Standing in the latest Doug Wheeler installation, on view through March 29 at New York’s David Zwirner gallery, I thought of Giovanni Battista Tiepolo.
I have spoken with Wheeler enough over the years to find it thoroughly unlikely that he was thinking about — or even gives two LEDs about — Tiepolo. Wheeler, whose art helped define the California-based light-and-space movement, is more interested in sensation and experience than he is in 18th-century Venice. Still, as I was standing in Wheeler’s LC 71 NY DZ 13 DW (2013), I felt like I was ascending through Tiepolo’s The Glorification of the Barbaro Family (ca. 1750, below) at the Metropolitan Museum of Art. More on that in a minute.
This new Wheeler is not an ‘infinity environment,’ one of which comprised Wheeler’s 2012 exhibition at Zwirner, nor is it particularly similar to one. A viewer begins the experience of this new work by entering through a narrow rectangular aperture (below right). This is the entry point to a room which, unlike Wheeler’s ‘infinity environments,’ has readily definable proportions. The round floor, or viewing platform, has clear edges. The walls and ceiling of the space are curved. The space is essentially a dome.
The first surprise is the floor or platform on which the viewer stands. It is not flat. Even though someone from the gallery had told me that the floor was convex, the acuteness of its curve still took me by surprise. As I took my first steps into the Wheeler, I wobbled.
Recovering my balance — this took a moment, as I was so busy looking around me at the inside of the Wheeler, trying to soak it in, figure it out, experience it — I ascended the floor to the center of the room. Over the course of what I later learned was two minutes, a series of gentle lights slowly, gradually changed the color of the walls from a faint peach to a pale, periwinkle-infused blue. The shift in colors was minute but noticeable, and I think it happened gradually as the light moved across the dome. Just as the sun rises and morning’s colors start in the east before spreading to the northeast and southeast before eventually arriving in the southeast and southwest and then finally in the west, Wheeler’s colors slowly envelop the entire space, before changing again.
(As best I can recall, the color in the Wheeler never approached the purple or the intensity that is in the photographs made available by the gallery. That’s no knock on photographer Tim Nighswander, who took the two images of the Wheeler included here: Wheelers are famously difficult to photograph and it’s no doubt impossible to accurately represent one in JPEG form.)

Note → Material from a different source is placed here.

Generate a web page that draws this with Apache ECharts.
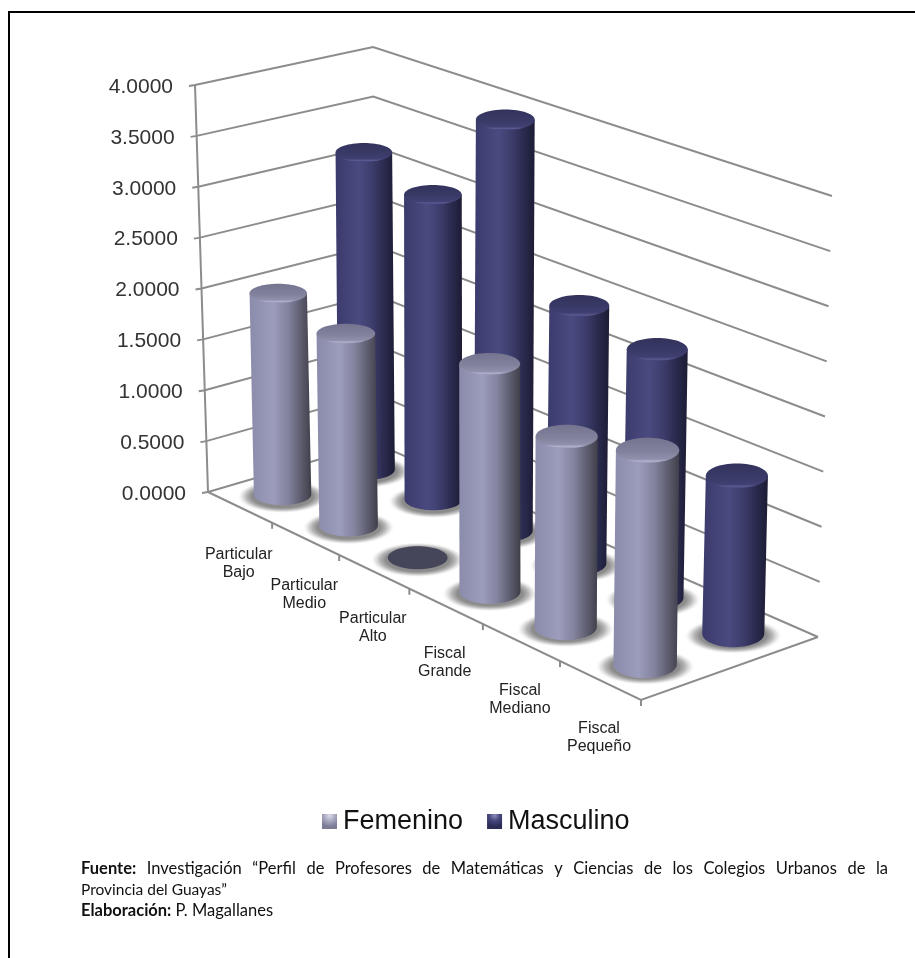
<!DOCTYPE html>
<html>
<head>
<meta charset="utf-8">
<style>html,body{margin:0;padding:0;background:#fff}#c{width:915px;height:958px}</style>
<script src="https://cdn.jsdelivr.net/npm/echarts@6/dist/echarts.min.js"></script>
</head>
<body>
<div id="c"></div>
<script>
const categories = ['Particular\nBajo','Particular\nMedio','Particular\nAlto','Fiscal\nGrande','Fiscal\nMediano','Fiscal\nPequeño'];
const femenino = [1.97,1.84,0,2.10,1.725,1.90];
const masculino = [3.15,2.97,3.93,2.42,2.29,1.43];
const valueTicks = [0,0.5,1,1.5,2,2.5,3,3.5,4];
const footerBold = ['Fuente:','','Elaboración:'];
const footerText = [
  'Investigación “Perfil de Profesores de Matemáticas y Ciencias de los Colegios Urbanos de la',
  'Provincia del Guayas”',
  'P. Magallanes'
];

// Projection of the chart box: floor corners + per-corner vertical scale and lean.
const L=[208,492],F=[641,700],R=[818,637],B=[375,443];
const SC={L:101.75,F:115,R:110.25,B:99}, LN={L:-3.25,F:1,R:3.5,B:-0.5};
const GRID={left:208,top:85,width:600,height:407};
const H=(function(){
  const [x0,y0]=L,[x1,y1]=F,[x2,y2]=R,[x3,y3]=B;
  const dx1=x1-x2,dx2=x3-x2,sx=x0-x1+x2-x3,dy1=y1-y2,dy2=y3-y2,sy=y0-y1+y2-y3;
  const den=dx1*dy2-dx2*dy1,g=(sx*dy2-dx2*sy)/den,h=(dx1*sy-sx*dy1)/den;
  return {a:x1-x0+g*x1,b:x3-x0+h*x3,c:x0,d:y1-y0+g*y1,e:y3-y0+h*y3,f:y0,g,h};
})();
function bil(o,u,v){return (1-u)*(1-v)*o.L+u*(1-v)*o.F+u*v*o.R+(1-u)*v*o.B;}
function proj(u,v,px){
  const q=H.g*u+H.h*v+1, x=(H.a*u+H.b*v+H.c)/q, y=(H.d*u+H.e*v+H.f)/q;
  const w=px/SC.L;
  return [x+bil(LN,u,v)*w, y-bil(SC,u,v)/SC.L*px];
}
function axisPx(api,val){return api.coord([0,0])[1]-api.coord([0,val])[1];}
function catU(api,i){return (api.coord([i,0])[0]-GRID.left)/GRID.width;}

const GREY='#8c8c8c';
const lineStyle={stroke:GREY,lineWidth:2,fill:null};

function renderWall(params,api){
  const val=api.value(1), px=axisPx(api,val);
  const a=proj(0,0,px),b=proj(0,1,px),c=proj(1,1,px);
  return {type:'group',children:[
    {type:'polyline',shape:{points:[[a[0]-6,a[1]+1],a,b,c]},style:lineStyle,silent:true},
    {type:'text',style:{text:val.toFixed(4),x:a[0]-22,y:a[1]+2,align:'right',verticalAlign:'middle',
      fontFamily:'"Liberation Sans",Arial,sans-serif',fontSize:21,fill:'#333333'},silent:true}
  ]};
}
function renderFrame(params,api){
  const top=axisPx(api,4);
  const a=proj(0,0,0),at=proj(0,0,top),f=proj(1,0,0),r=proj(1,1,0),ft=[f[0],f[1]+6];
  return {type:'group',children:[
    {type:'line',shape:{x1:a[0],y1:a[1],x2:at[0],y2:at[1]},style:lineStyle,silent:true},
    {type:'polyline',shape:{points:[a,f,r]},style:lineStyle,silent:true},
    {type:'line',shape:{x1:f[0],y1:f[1],x2:ft[0],y2:ft[1]},style:lineStyle,silent:true}
  ]};
}
function renderCat(params,api){
  const i=api.value(0), u=catU(api,i), n=categories.length;
  const tick=proj(u+0.5/n,0,0), mid=proj(u,0,0);
  const lines=categories[i].split('\n');
  const ch=[];
  if(i<n-1) ch.push({type:'line',shape:{x1:tick[0],y1:tick[1],x2:tick[0],y2:tick[1]+6},style:lineStyle,silent:true});
  lines.forEach((t,k)=>ch.push({type:'text',style:{text:t,x:mid[0]-1,y:mid[1]+47+i*0.2+k*18,align:'center',verticalAlign:'middle',
    fontFamily:'"Liberation Sans",Arial,sans-serif',fontSize:16,fill:'#222222'},silent:true}));
  return {type:'group',children:ch};
}
function cylGeom(api,depth){
  const i=api.value(0), val=api.value(1), u=catU(api,i), px=axisPx(api,val);
  const b=proj(u,depth,0), t=proj(u,depth,px);
  const r=bil(SC,u,depth)*0.281, k=0.33+0.08*u*u;
  return {b,t,r,ryT:r*k,ryB:r*(k+0.04),val};
}
function renderShadow(depth){
  return function(params,api){
    const g=cylGeom(api,depth), R0=g.r*1.58;
    return {type:'circle',x:g.b[0],y:g.b[1]+2,scaleX:1,scaleY:0.37,shape:{cx:0,cy:0,r:R0},silent:true,
      style:{fill:{type:'radial',x:0.5,y:0.5,r:0.5,colorStops:[
        {offset:0,color:'rgba(140,140,140,1)'},{offset:0.68,color:'rgba(140,140,140,1)'},
        {offset:0.8,color:'rgba(165,165,165,0.8)'},{offset:0.9,color:'rgba(195,195,195,0.4)'},{offset:1,color:'rgba(255,255,255,0)'}]}}};
  };
}
function hGrad(stops){return {type:'linear',x:0,y:0,x2:1,y2:0,colorStops:stops};}
function vGrad(stops){return {type:'linear',x:0,y:0,x2:0,y2:1,colorStops:stops};}
const PAL={
  fem:{body:[[0,'#8b8bab'],[0.12,'#9090b0'],[0.38,'#9c9cbc'],[0.62,'#83839e'],[0.82,'#5f5f72'],[1,'#3f3f4a']],
       top:[[0,'#747490'],[0.55,'#81819c'],[0.85,'#9090ac'],[0.93,'#b0b0cc'],[1,'#9a9ab8']],flat:'#46465a'},
  mas:{body:[[0,'#3a3a6c'],[0.12,'#3f3f72'],[0.4,'#4a4a80'],[0.62,'#3d3d6c'],[0.82,'#2a2a4e'],[1,'#1c1c34']],
       top:[[0,'#32325c'],[0.55,'#3a3a68'],[0.85,'#404072'],[0.93,'#5a5a92'],[1,'#474780']],flat:'#2f2f58'}
};
function toStops(a){return a.map(s=>({offset:s[0],color:s[1]}));}
function renderCyl(depth,pal){
  return function(params,api){
    const g=cylGeom(api,depth), children=[];
    if(g.val>0){
      const pts=[[g.t[0]-g.r,g.t[1]],[g.t[0]+g.r,g.t[1]]];
      for(let a=0;a<=36;a++){const th=Math.PI*a/36;
        pts.push([g.b[0]+g.r*Math.cos(th),g.b[1]+g.ryB*Math.sin(th)]);}
      children.push({type:'polygon',shape:{points:pts},style:{fill:hGrad(toStops(pal.body))},silent:true});
      children.push({type:'ellipse',shape:{cx:g.t[0],cy:g.t[1],rx:g.r,ry:g.ryT},style:{fill:vGrad(toStops(pal.top))},silent:true});
    } else {
      children.push({type:'ellipse',shape:{cx:g.b[0],cy:g.b[1],rx:g.r,ry:g.ryB},style:{fill:pal.flat},silent:true});
    }
    return {type:'group',children};
  };
}
const pairs=a=>a.map((v,i)=>[i,v]);
const FEM_D=0.25, MAS_D=0.75;

// Footer: words are placed one by one so the first line is justified like the reference.
const FAM='Lato,"Open Sans",sans-serif';
const ctx=document.createElement('canvas').getContext('2d');
function tw(t,font){ctx.font=font;return ctx.measureText(t).width;}
function footerEls(){
  const els=[], sizes=[16.5,15.5,16.5], X0=81, FULL=807, Y0=869, LH=21;
  footerText.forEach((line,i)=>{
    const fs=sizes[i], reg=fs+'px '+FAM, bold='bold '+reg;
    const words=(footerBold[i]?[{t:footerBold[i],b:1}]:[]).concat(line.split(' ').map(t=>({t,b:0})));
    const widths=words.map(w=>tw(w.t,w.b?bold:reg));
    const sum=widths.reduce((a,b)=>a+b,0);
    const gap=i===0?(FULL-sum)/(words.length-1):tw(' ',reg);
    let x=X0;
    words.forEach((w,k)=>{
      els.push({type:'text',silent:true,z:10,x:x,y:Y0+i*LH,
        style:{text:w.t,verticalAlign:'middle',fontFamily:FAM,fontSize:fs,fontWeight:w.b?'bold':'normal',fill:'#111111'}});
      x+=widths[k]+gap;
    });
  });
  return els;
}

const chart=echarts.init(document.getElementById('c'),null,{renderer:'canvas'});
chart.setOption({
  animation:false,
  backgroundColor:'#ffffff',
  grid:{left:GRID.left,top:GRID.top,width:GRID.width,height:GRID.height,containLabel:false},
  xAxis:{type:'category',data:categories,show:false},
  yAxis:{type:'value',min:0,max:4,interval:0.5,show:false},
  legend:{
    left:317,top:803,itemWidth:15,itemHeight:15,itemGap:24,icon:'rect',selectedMode:false,
    textStyle:{fontFamily:'"Liberation Sans",Arial,sans-serif',fontSize:27,color:'#111111',padding:[0,0,0,1]},
    data:[
      {name:'Femenino',itemStyle:{color:{type:'radial',x:0.5,y:0.1,r:0.75,colorStops:[{offset:0,color:'#dcdce8'},{offset:0.5,color:'#a8a8c0'},{offset:1,color:'#7c7c96'}]}}},
      {name:'Masculino',itemStyle:{color:{type:'radial',x:0.5,y:0.1,r:0.75,colorStops:[{offset:0,color:'#8c8cb8'},{offset:0.5,color:'#45457c'},{offset:1,color:'#2c2c58'}]}}}
    ]
  },
  series:[
    {type:'custom',name:'walls',coordinateSystem:'cartesian2d',z:1,data:valueTicks.map(v=>[0,v]),renderItem:renderWall,encode:{x:0,y:1}},
    {type:'custom',name:'frame',coordinateSystem:'cartesian2d',z:1,data:[[0,0]],renderItem:renderFrame,encode:{x:0,y:1}},
    {type:'custom',name:'cats',coordinateSystem:'cartesian2d',z:1,data:categories.map((c,i)=>[i,0]),renderItem:renderCat,encode:{x:0,y:1}},
    {type:'custom',name:'sombraM',coordinateSystem:'cartesian2d',z:2,data:pairs(masculino),renderItem:renderShadow(MAS_D),encode:{x:0,y:1}},
    {type:'custom',name:'sombraF',coordinateSystem:'cartesian2d',z:2,data:pairs(femenino),renderItem:renderShadow(FEM_D),encode:{x:0,y:1}},
    {type:'custom',name:'Masculino',coordinateSystem:'cartesian2d',z:3,data:pairs(masculino),renderItem:renderCyl(MAS_D,PAL.mas),encode:{x:0,y:1},itemStyle:{color:'#4a4a80'}},
    {type:'custom',name:'Femenino',coordinateSystem:'cartesian2d',z:4,data:pairs(femenino),renderItem:renderCyl(FEM_D,PAL.fem),encode:{x:0,y:1},itemStyle:{color:'#9c9cbc'}}
  ],
  graphic:[
    {type:'rect',silent:true,z:10,shape:{x:9,y:12,width:1000,height:1000},style:{fill:null,stroke:'#000000',lineWidth:2}}
  ].concat(footerEls())
});
</script>
</body>
</html>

So why did this new Wheeler send me to Tiepolo? Certainly some of it is its palette: The faint blue and soft peach of the Wheeler are Tiepolo colors made ethereal. Wheeler is a pilot, so he no doubt associates these colors more with dawn as spotted from the cockpit than with decorative Venetian neoclassical painting.
But it’s more than that. Take the Tiepolo I mentioned earlier, The Glorification of the Barbaro Family. I probably had it on my mind because I was 70 blocks from the Met rather than because it’s the exact Tiepolo that matched what I felt. Tiepolo made Glorification for a ceiling, specifically the ceiling of the Barbaro family’s palazzo in Venice. It features a full range of neoclassical allegorical whatnot, such as Valor tooting her horn, Prudence, a personification of virtue, and a statue of Minerva, wise Minerva. No doubt the Barbaro expected a visitor to look up at the Tiepolo and think to themselves, ‘Oh look, Valor, Prudence and Minerva! Why, that just so happens to remind me of the Barbaro themselves.”
The Tiepolo is a painting full of upward movement: Rosy-fingered dawn seems to move up through the left-hand side of the painting. The general upward drift is confirmed through the concave mountaintop on which Valor is perched, the tilt of her trumpet and the gesture of Prudence on the left and the way in which Tiepolo foreshortens each figure. Everything in the painting pulls us up into it. And that’s how this Wheeler felt. The longer I was in it — and I lingered for over half-an-hour — the more I felt like I was being pulled skyward, that this must be what it is like to hover above the Earth.
Well, actually that’s not quite right. I never felt like I was, say, one of those Tiepolo’s chubby putti. It was more like I was on the verge of floating, not that I ever actually got there. The Wheeler suspended me in a state of preparedness. I didn’t want to leave.